▸ What you should do: Set the listing down again in full, word for word, with the pictures left out.

▸ Information supplied:
begin

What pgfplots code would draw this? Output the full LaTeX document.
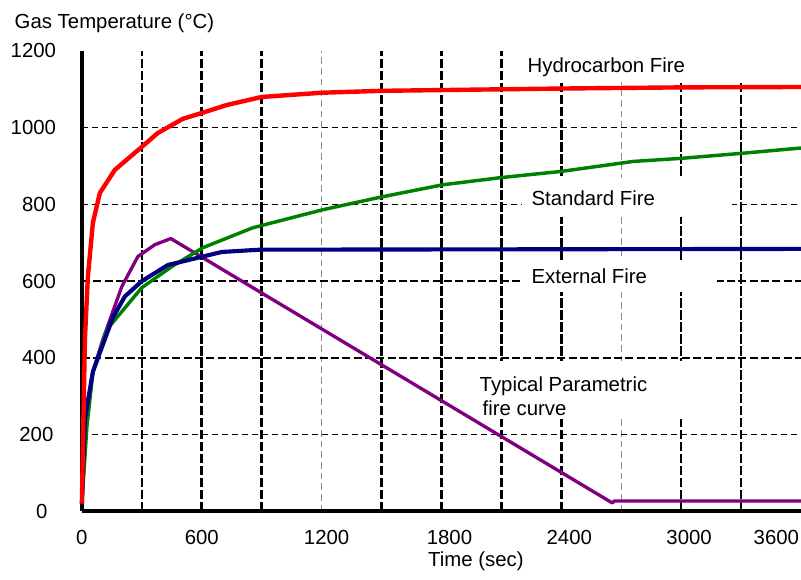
\documentclass[border=0pt]{standalone}
\usepackage{fontspec}
\setmainfont{Liberation Sans}
\usepackage{pgfplots}
\pgfplotsset{compat=1.18}
\definecolor{hcred}{RGB}{255,0,0}
\definecolor{stdgreen}{RGB}{0,128,0}
\definecolor{extblue}{RGB}{0,0,128}
\definecolor{parpurple}{RGB}{128,0,128}
\newcommand{\lblfont}{\fontsize{15.3}{18}\selectfont}
\begin{document}
\begin{tikzpicture}
\begin{axis}[
  name=ax, scale only axis, width=540pt, height=345.75pt,
  xmin=0, xmax=3600, ymin=0, ymax=1200, enlargelimits=false, clip=false,
  axis x line=bottom, axis y line=left,
  axis line style={-, line width=3pt, black},
  major tick length=0pt, minor tick length=0pt, tick style={draw=none},
  /pgf/number format/assume math mode=true,
  tick label style={font=\lblfont},
  x tick label style={yshift=-10.65pt},
  y tick label style={xshift=-15.9pt},
  xtick={300,600,900,1500,1800,2100,2400,3000,3300},
  xticklabels={,600,,,\hspace*{12pt}1800,,\hspace*{12pt}2400,\hspace*{12pt}3000,},
  minor xtick={1200,2700},
  extra x ticks={0,1200,3600},
  extra x tick labels={0,\hspace*{7.5pt}1200,\makebox[0pt][r]{3600\hspace*{1.5pt}}},
  ytick={400,600},
  yticklabels={400,600},
  minor ytick={200,800,1000},
  extra y ticks={0,200,800,1000,1200},
  extra y tick labels={0\hspace*{6.5pt},200\hspace*{2pt},800,1000,1200},
  xmajorgrids, xminorgrids, ymajorgrids, yminorgrids,
  major x grid style={black, line width=1.9pt, dash pattern=on 7pt off 2pt},
  minor x grid style={black!45, line width=0.7pt, dash pattern=on 5pt off 3pt},
  major y grid style={black, line width=1.9pt, dash pattern=on 6pt off 2.5pt},
  minor y grid style={black, line width=0.75pt, dash pattern=on 4.5pt off 3pt},
  extra x tick style={grid=none}, extra y tick style={grid=none},
  every axis y label/.style={at={(0,1)}, anchor=base west, xshift=-54pt, yshift=16.9pt, font=\lblfont},
  every axis x label/.style={at={(0.548,0)}, anchor=base, yshift=-41.25pt, font=\lblfont},
  ylabel={Gas Temperature (°C)},
  xlabel={Time (sec)},
]
% white label boxes
\fill[white] (axis cs:2165,1205) rectangle (axis cs:3600,1119);
\fill[white] (axis cs:2205,869) rectangle (axis cs:3255,768);
\fill[white] (axis cs:2200,656) rectangle (axis cs:3180,573);
\fill[white] (axis cs:1970,393) rectangle (axis cs:3290,239.5);
\node[anchor=base west, inner sep=0pt, font=\lblfont] at (axis cs:2230,1145) {Hydrocarbon Fire};
\node[anchor=base west, inner sep=0pt, font=\lblfont] at (axis cs:2250,796.5) {Standard Fire};
\node[anchor=base west, inner sep=0pt, font=\lblfont] at (axis cs:2250,593.5) {External Fire};
\node[anchor=base west, inner sep=0pt, font=\lblfont] at (axis cs:1990,312) {Typical Parametric};
\node[anchor=base west, inner sep=0pt, font=\lblfont] at (axis cs:2005,251) {fire curve};
% Typical parametric fire curve
\addplot[parpurple, line width=2.5pt, line join=round] coordinates {
 (0,20) (15,240) (55,364) (105,448) (200,586) (280,664) (365,695) (445,711)
 (2655,22) (2665,27) (3600,27)};
% Standard fire
\addplot[stdgreen, line width=2.6pt, line join=round] coordinates {
 (0,20) (25,221) (55,362) (125,474) (300,583) (450,638) (605,687) (855,739)
 (1205,786) (1505,820) (1805,851) (2100,870) (2400,886) (2760,912) (3000,920)
 (3300,933) (3600,947)};
% External fire
\addplot[extblue, line width=3.1pt, line join=round] coordinates {
 (0,20) (15,240) (55,364) (155,505) (215,560) (300,600) (430,642)
 (605,664) (700,676) (890,682) (3600,684)};
% Hydrocarbon fire
\addplot[hcred, line width=3.3pt, line join=round] coordinates {
 (0,20) (15,448) (30,612) (55,752) (90,830) (165,890) (300,950) (380,986)
 (505,1023) (605,1039) (725,1059) (900,1080) (1200,1091) (1500,1096)
 (1800,1098) (2400,1102) (3000,1105) (3600,1106)};
\end{axis}
\pgfresetboundingbox
\path[use as bounding box] ([shift={(-61.5pt,-51pt)}]ax.south west) rectangle ([shift={(0pt,38.25pt)}]ax.north east);
\end{tikzpicture}
\end{document}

end

▸ The completed task:
What pgfplots code would draw this? Output the full LaTeX document.
\documentclass[border=0pt]{standalone}
\usepackage{fontspec}
\setmainfont{Liberation Sans}
\usepackage{pgfplots}
\pgfplotsset{compat=1.18}
\definecolor{hcred}{RGB}{255,0,0}
\definecolor{stdgreen}{RGB}{0,128,0}
\definecolor{extblue}{RGB}{0,0,128}
\definecolor{parpurple}{RGB}{128,0,128}
\newcommand{\lblfont}{\fontsize{15.3}{18}\selectfont}
\begin{document}
\begin{tikzpicture}
\begin{axis}[
  name=ax, scale only axis, width=540pt, height=345.75pt,
  xmin=0, xmax=3600, ymin=0, ymax=1200, enlargelimits=false, clip=false,
  axis x line=bottom, axis y line=left,
  axis line style={-, line width=3pt, black},
  major tick length=0pt, minor tick length=0pt, tick style={draw=none},
  /pgf/number format/assume math mode=true,
  tick label style={font=\lblfont},
  x tick label style={yshift=-10.65pt},
  y tick label style={xshift=-15.9pt},
  xtick={300,600,900,1500,1800,2100,2400,3000,3300},
  xticklabels={,600,,,\hspace*{12pt}1800,,\hspace*{12pt}2400,\hspace*{12pt}3000,},
  minor xtick={1200,2700},
  extra x ticks={0,1200,3600},
  extra x tick labels={0,\hspace*{7.5pt}1200,\makebox[0pt][r]{3600\hspace*{1.5pt}}},
  ytick={400,600},
  yticklabels={400,600},
  minor ytick={200,800,1000},
  extra y ticks={0,200,800,1000,1200},
  extra y tick labels={0\hspace*{6.5pt},200\hspace*{2pt},800,1000,1200},
  xmajorgrids, xminorgrids, ymajorgrids, yminorgrids,
  major x grid style={black, line width=1.9pt, dash pattern=on 7pt off 2pt},
  minor x grid style={black!45, line width=0.7pt, dash pattern=on 5pt off 3pt},
  major y grid style={black, line width=1.9pt, dash pattern=on 6pt off 2.5pt},
  minor y grid style={black, line width=0.75pt, dash pattern=on 4.5pt off 3pt},
  extra x tick style={grid=none}, extra y tick style={grid=none},
  every axis y label/.style={at={(0,1)}, anchor=base west, xshift=-54pt, yshift=16.9pt, font=\lblfont},
  every axis x label/.style={at={(0.548,0)}, anchor=base, yshift=-41.25pt, font=\lblfont},
  ylabel={Gas Temperature (°C)},
  xlabel={Time (sec)},
]
% white label boxes
\fill[white] (axis cs:2165,1205) rectangle (axis cs:3600,1119);
\fill[white] (axis cs:2205,869) rectangle (axis cs:3255,768);
\fill[white] (axis cs:2200,656) rectangle (axis cs:3180,573);
\fill[white] (axis cs:1970,393) rectangle (axis cs:3290,239.5);
\node[anchor=base west, inner sep=0pt, font=\lblfont] at (axis cs:2230,1145) {Hydrocarbon Fire};
\node[anchor=base west, inner sep=0pt, font=\lblfont] at (axis cs:2250,796.5) {Standard Fire};
\node[anchor=base west, inner sep=0pt, font=\lblfont] at (axis cs:2250,593.5) {External Fire};
\node[anchor=base west, inner sep=0pt, font=\lblfont] at (axis cs:1990,312) {Typical Parametric};
\node[anchor=base west, inner sep=0pt, font=\lblfont] at (axis cs:2005,251) {fire curve};
% Typical parametric fire curve
\addplot[parpurple, line width=2.5pt, line join=round] coordinates {
 (0,20) (15,240) (55,364) (105,448) (200,586) (280,664) (365,695) (445,711)
 (2655,22) (2665,27) (3600,27)};
% Standard fire
\addplot[stdgreen, line width=2.6pt, line join=round] coordinates {
 (0,20) (25,221) (55,362) (125,474) (300,583) (450,638) (605,687) (855,739)
 (1205,786) (1505,820) (1805,851) (2100,870) (2400,886) (2760,912) (3000,920)
 (3300,933) (3600,947)};
% External fire
\addplot[extblue, line width=3.1pt, line join=round] coordinates {
 (0,20) (15,240) (55,364) (155,505) (215,560) (300,600) (430,642)
 (605,664) (700,676) (890,682) (3600,684)};
% Hydrocarbon fire
\addplot[hcred, line width=3.3pt, line join=round] coordinates {
 (0,20) (15,448) (30,612) (55,752) (90,830) (165,890) (300,950) (380,986)
 (505,1023) (605,1039) (725,1059) (900,1080) (1200,1091) (1500,1096)
 (1800,1098) (2400,1102) (3000,1105) (3600,1106)};
\end{axis}
\pgfresetboundingbox
\path[use as bounding box] ([shift={(-61.5pt,-51pt)}]ax.south west) rectangle ([shift={(0pt,38.25pt)}]ax.north east);
\end{tikzpicture}
\end{document}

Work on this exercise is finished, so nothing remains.